Some 10,000 people gathered in Cambodia's capital to mark the 25th anniversary of the fall of the bloody Khmer Rouge regime at the hands of Vietnamese forces. But the legacy of the period is very much alive today.

The anniversary is being mainly observed by the ruling Cambodian People's Party (CPP) - which evolved after the collapse of the Khmer Rouge. CPP president Chea Sim addressed a crowd of some 10,000 supporters at party headquarters Wednesday - calling Khmer Rouge rule from 1975 to 1979 a genocidal catastrophe that created the darkest chapter in Cambodia's history. He pledged that upcoming trials in the United Nations-sponsored genocide tribunal would finally end the dark period by bringing justice for the victims of the Khmer Rouge.
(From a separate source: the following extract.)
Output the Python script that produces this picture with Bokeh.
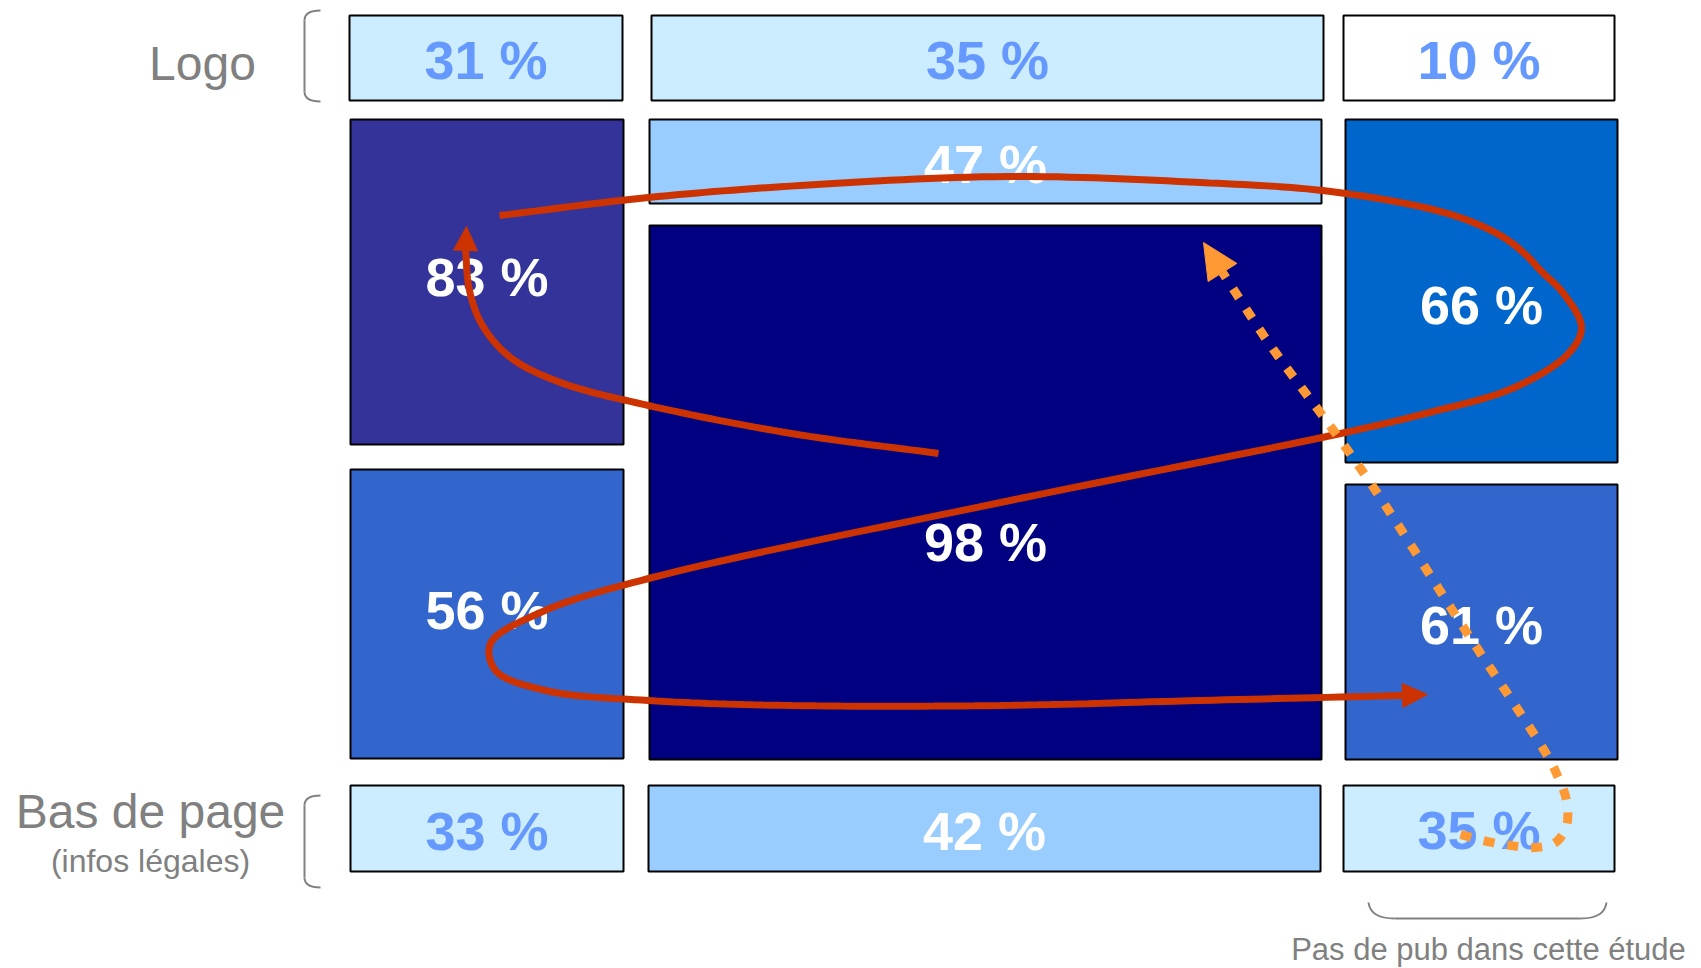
import numpy as np
from bokeh.plotting import figure
from bokeh.models import Range1d, ColumnDataSource
from bokeh.core.properties import value
from bokeh.embed import file_html
from bokeh.resources import INLINE

# ---- data ----
zones = ["Logo G", "Logo C", "Logo D", "Haut G", "Haut C", "Centre", "Haut D",
         "Bas G", "Bas D", "Pied G", "Pied C", "Pied D"]
percent = [31, 35, 10, 83, 47, 98, 66, 56, 61, 33, 42, 35]
row_labels = ["Logo", "Bas de page", "(infos légales)"]
note_label = "Pas de pub dans cette étude"

# ---- layout (pixel geometry of the page zones) ----
box_left = [349, 651, 1343, 350, 649, 649, 1345, 350, 1345, 350, 648, 1343]
box_right = [622, 1323, 1614, 623, 1321, 1321, 1617, 623, 1617, 623, 1320, 1614]
box_top = [15, 15, 15, 119, 119, 225, 119, 469, 484, 785, 785, 785]
box_bottom = [100, 100, 100, 444, 203, 759, 462, 758, 759, 871, 871, 871]
label_mid = [59, 59, 59, 276, 163, 541, 304, 609, 624, 830, 830, 829]
fills = ["#CCECFF", "#CCECFF", "#FFFFFF", "#333399", "#99CCFF", "#000080", "#0066CC",
         "#3366CC", "#3366CC", "#CCECFF", "#99CCFF", "#CCECFF"]
txt_cols = ["#6699FF", "#6699FF", "#6699FF", "#FFFFFF", "#FFFFFF", "#FFFFFF", "#FFFFFF",
            "#FFFFFF", "#FFFFFF", "#6699FF", "#FFFFFF", "#6699FF"]

# eye path (reading order) waypoints
pathA_x = [938, 791, 648, 560, 510, 482, 469, 465]
pathA_y = [453, 433, 405, 382, 357, 325, 290, 250]
pathA_tip = (466, 226)
pathB_x = [499, 648, 800, 1007, 1200, 1330, 1447, 1500, 1525, 1540, 1563, 1581, 1568, 1514,
           1425, 1340, 1000, 648, 540, 490, 495, 545, 648, 791, 1000, 1200, 1402]
pathB_y = [215, 197, 185, 176, 182, 191, 213, 235, 254, 270, 293, 327, 353, 387,
           413, 433, 502, 578, 612, 643, 670, 690, 700, 705, 705, 700, 695]
pathB_tip = (1427, 694)
pathC_x = [1460, 1487, 1510, 1535, 1555, 1566, 1566, 1556, 1545, 1465, 1375, 1333, 1270, 1222]
pathC_y = [834, 841, 845, 847, 842, 825, 800, 773, 752, 630, 490, 430, 345, 272]
pathC_tip = (1203, 242)


def smooth(xs, ys, n=16, alpha=0.5):
    pts = np.column_stack([xs, ys]).astype(float)
    P = np.vstack([2 * pts[0] - pts[1], pts, 2 * pts[-1] - pts[-2]])
    out = []
    for i in range(1, len(P) - 2):
        p0, p1, p2, p3 = P[i - 1], P[i], P[i + 1], P[i + 2]
        t0 = 0.0
        t1 = t0 + np.hypot(*(p1 - p0)) ** alpha
        t2 = t1 + np.hypot(*(p2 - p1)) ** alpha
        t3 = t2 + np.hypot(*(p3 - p2)) ** alpha
        for t in np.linspace(t1, t2, n, endpoint=False):
            a1 = (t1 - t) / (t1 - t0) * p0 + (t - t0) / (t1 - t0) * p1
            a2 = (t2 - t) / (t2 - t1) * p1 + (t - t1) / (t2 - t1) * p2
            a3 = (t3 - t) / (t3 - t2) * p2 + (t - t2) / (t3 - t2) * p3
            b1 = (t2 - t) / (t2 - t0) * a1 + (t - t0) / (t2 - t0) * a2
            b2 = (t3 - t) / (t3 - t1) * a2 + (t - t1) / (t3 - t1) * a3
            out.append((t2 - t) / (t2 - t1) * b1 + (t - t1) / (t2 - t1) * b2)
    out.append(P[-2])
    out = np.array(out)
    return out[:, 0], out[:, 1]


def head(base, tip, half):
    bx, by = base
    tx, ty = tip
    d = np.array([tx - bx, ty - by], float)
    d /= np.hypot(*d)
    nrm = np.array([-d[1], d[0]])
    return ([bx + nrm[0] * half, tx, bx - nrm[0] * half],
            [by + nrm[1] * half, ty, by - nrm[1] * half])


p = figure(width=1701, height=968, x_range=Range1d(0, 1701), y_range=Range1d(968, 0),
           output_backend="svg", toolbar_location=None, min_border=0,
           x_axis_type=None, y_axis_type=None)
p.grid.visible = False
p.outline_line_color = None
p.background_fill_color = "white"

src = ColumnDataSource(dict(zone=zones, pct=[f"{v} %" for v in percent],
                            left=box_left, right=box_right, top=box_top, bottom=box_bottom,
                            fill=fills, tcol=txt_cols, ty=label_mid,
                            tx=[(a + b) / 2 for a, b in zip(box_left, box_right)]))
p.quad(left="left", right="right", top="top", bottom="bottom", fill_color="fill",
       line_color="black", line_width=2, source=src)
p.text(x="tx", y="ty", text="pct", text_color="tcol", text_font=value("Liberation Sans"),
       text_font_style="bold", text_font_size="54px", text_align="center",
       text_baseline="middle", source=src)

gray = "#808080"
p.text(x=[202, 150], y=[63, 811], text=row_labels[:2], text_color=gray,
       text_font=value("Liberation Sans"), text_font_size="48px", text_align="center",
       text_baseline="middle")
p.text(x=[150], y=[860], text=[row_labels[2]], text_color=gray,
       text_font=value("Liberation Sans"), text_font_size="32px", text_align="center",
       text_baseline="middle")
p.text(x=[1488], y=[949], text=[note_label], text_color=gray,
       text_font=value("Liberation Sans"), text_font_size="31px", text_align="center",
       text_baseline="middle")

# brackets
for top, bot in [(10, 101), (795, 887)]:
    p.quadratic(x0=[320, 304], y0=[top, bot - 10], x1=[304, 320], y1=[top + 10, bot],
                cx=[304, 304], cy=[top, bot], line_color=gray, line_width=2)
    p.line([304, 304], [top + 10, bot - 10], line_color=gray, line_width=2)
p.quadratic(x0=[1368, 1580], y0=[902, 918], x1=[1394, 1606], y1=[918, 902],
            cx=[1370, 1604], cy=[918, 918], line_color=gray, line_width=2)
p.line([1394, 1580], [918, 918], line_color=gray, line_width=2)

# red reading path
red = "#CC3300"
for xs, ys, tip in [(pathA_x, pathA_y, pathA_tip), (pathB_x, pathB_y, pathB_tip)]:
    sx, sy = smooth(xs, ys)
    p.line(sx, sy, line_color=red, line_width=7)
    hx, hy = head((xs[-1], ys[-1]), tip, 12)
    p.patch(hx, hy, fill_color=red, line_color=red, line_width=1)

# orange dotted path
orange = "#FF9933"
sx, sy = smooth(pathC_x, pathC_y)
p.line(sx, sy, line_color=orange, line_width=9, line_dash="11 13", line_cap="butt")
hx, hy = head((pathC_x[-1], pathC_y[-1]), pathC_tip, 17)
p.patch(hx, hy, fill_color=orange, line_color=orange)

open("out.html", "w").write(file_html(p, INLINE))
No Khmer Rouge leader has ever been tried and convicted of atrocities in an international court. Most who remain alive live freely and many former lower echelon Khmer Rouge members took advantage of an amnesty and work for the current government.

Nearly two million people are believed to have been executed, worked to death or starved as the Maoist Khmer Rouge attempted to turn Cambodia into an agrarian utopia.

The Liberation Day ceremony Wednesday ended with a release of doves and balloons to symbolize peace.